There were times when he showed it on Saturday.
Lackey's fastball touched 95 miles-per-hour into the fourth inning. In the sixth, he struck out Yankees designated Hitter Travis Hafner with Lyle Overbay on second after falling behind in the count, 3-0. With a fastball-slider-fastball sequence, Hafner was put away to keep the score at 1-0.
It was the kind of moment that excited Lackey's manager.
"Oh he's a hell of a competitor," Farrell said. "And a guy with very good stuff. I thought today there were a number of 3-2 counts where he would regroup, make a key pitch to get a big strikeout . . . It's his experience. Now that he's completely healthy, he's got a lot of weapons he can go to."

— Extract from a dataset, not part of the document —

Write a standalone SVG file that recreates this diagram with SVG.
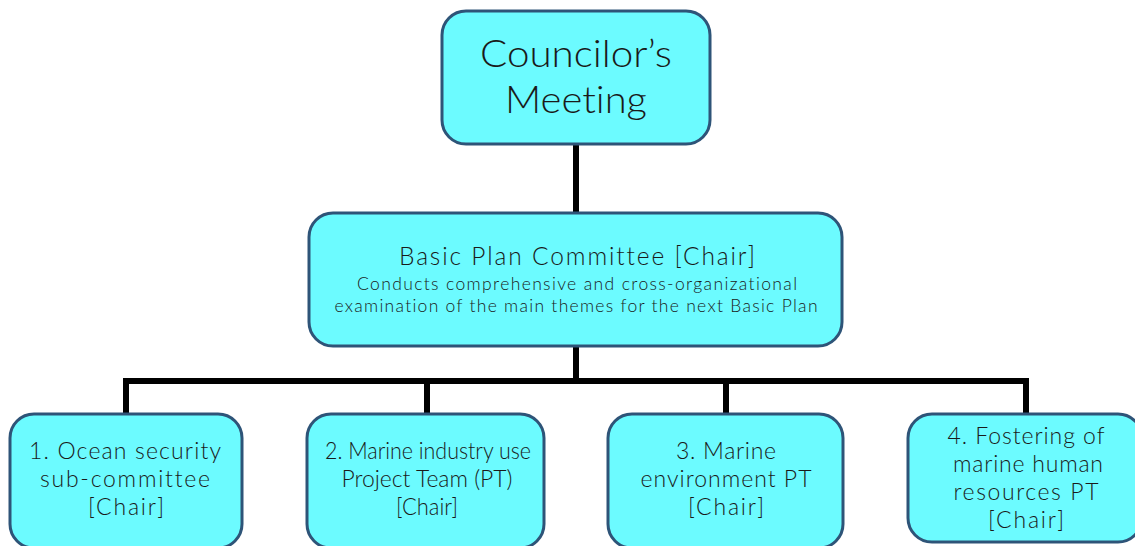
<svg xmlns="http://www.w3.org/2000/svg" width="1135" height="546" viewBox="0 0 1135 546">
<style>
.box{fill:#6cfbff;stroke:#2e5478;stroke-width:3}
.t{font-family:Lato,"Noto Sans",sans-serif;font-weight:300;fill:#1a1a1a;text-anchor:middle;font-variant-ligatures:none}
.c{fill:none;stroke:#000;stroke-width:6}
</style>
<rect width="1135" height="546" fill="#fff"/>
<g id="connectors">
<line class="c" x1="576" y1="145" x2="576" y2="214"/>
<line class="c" x1="576" y1="347" x2="576" y2="381"/>
<polyline class="c" points="126,414 126,381 1026,381 1026,414"/>
<line class="c" x1="427" y1="381" x2="427" y2="414"/>
<line class="c" x1="726" y1="381" x2="726" y2="414"/>
</g>
<g id="councilors-meeting">
<rect class="box" x="442" y="11" width="268" height="133" rx="24"/>
<text class="t" font-size="38" x="576" y="67" textLength="192" lengthAdjust="spacingAndGlyphs">Councilor’s</text>
<text class="t" font-size="38" x="576" y="113" textLength="142" lengthAdjust="spacingAndGlyphs">Meeting</text>
</g>
<g id="basic-plan-committee">
<rect class="box" x="309" y="213" width="533" height="133" rx="24"/>
<text class="t" font-size="24.5" x="577" y="265" textLength="356" lengthAdjust="spacing">Basic Plan Committee [Chair]</text>
<text class="t" font-size="17.5" x="577" y="290" textLength="440" lengthAdjust="spacing" fill="#24303c">Conducts comprehensive and cross-organizational</text>
<text class="t" font-size="17.5" x="576" y="312" textLength="483" lengthAdjust="spacing" fill="#24303c">examination of the main themes for the next Basic Plan</text>
</g>
<g id="ocean-security">
<rect class="box" x="10" y="414" width="232" height="134" rx="24"/>
<text class="t" font-size="23" x="125" y="459" textLength="192" lengthAdjust="spacing">1. Ocean security</text>
<text class="t" font-size="23" x="125" y="487" textLength="170" lengthAdjust="spacing">sub-committee</text>
<text class="t" font-size="23" x="126" y="515" textLength="76" lengthAdjust="spacing">[Chair]</text>
</g>
<g id="marine-industry">
<rect class="box" x="307" y="414" width="237" height="134" rx="24"/>
<text class="t" font-size="23" x="428" y="459" textLength="206" lengthAdjust="spacingAndGlyphs">2. Marine industry use</text>
<text class="t" font-size="23" x="427" y="487" textLength="171" lengthAdjust="spacingAndGlyphs">Project Team (PT)</text>
<text class="t" font-size="23" x="427" y="515" textLength="62" lengthAdjust="spacingAndGlyphs">[Chair]</text>
</g>
<g id="marine-environment">
<rect class="box" x="608" y="414" width="235" height="134" rx="24"/>
<text class="t" font-size="23" x="726" y="459" textLength="100" lengthAdjust="spacing">3. Marine</text>
<text class="t" font-size="23" x="726" y="487" textLength="171" lengthAdjust="spacing">environment PT</text>
<text class="t" font-size="23" x="726" y="515" textLength="76" lengthAdjust="spacing">[Chair]</text>
</g>
<g id="human-resources">
<rect class="box" x="908" y="414" width="234" height="128" rx="24"/>
<text class="t" font-size="23" x="1026" y="444" textLength="157" lengthAdjust="spacing">4. Fostering of</text>
<text class="t" font-size="23" x="1028" y="472" textLength="150" lengthAdjust="spacing">marine human</text>
<text class="t" font-size="23" x="1026" y="500" textLength="145" lengthAdjust="spacing">resources PT</text>
<text class="t" font-size="23" x="1026" y="528" textLength="76" lengthAdjust="spacing">[Chair]</text>
</g>
</svg>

Clay Buchholz hasn't pitched since June 8. Jon Lester has regressed after a strong start to the season, and his first start after the All-Star break has been pushed back. With every passing start, it's Lackey who looks more and more like the Red Sox ace.
But he hasn't heaped additional pressure onto his own shoulders, thinking he has to carry the pitching staff as it works through its accumulating issues.
"No. Not at all," he said. "I feel pressure to do well every time I go out there. As a starting pitcher you only get max 30-something tries to try to help your team, and you want to take advantage of those. They're precious opportunities, and you try to take advantage of every one of them."
Boston's lineup couldn't take advantage of Lackey's most recent solid start, but against the Yankees, he continued to show that he's healthy and -- as unlikely as it may sound given his last two years in town -- he continued to prove himself as the team's most reliable starter at a time when it's desperate for one.
That in and of itself is a not-so-insignificant victory for the Red Sox on a day when they lost a game in the standings to New York.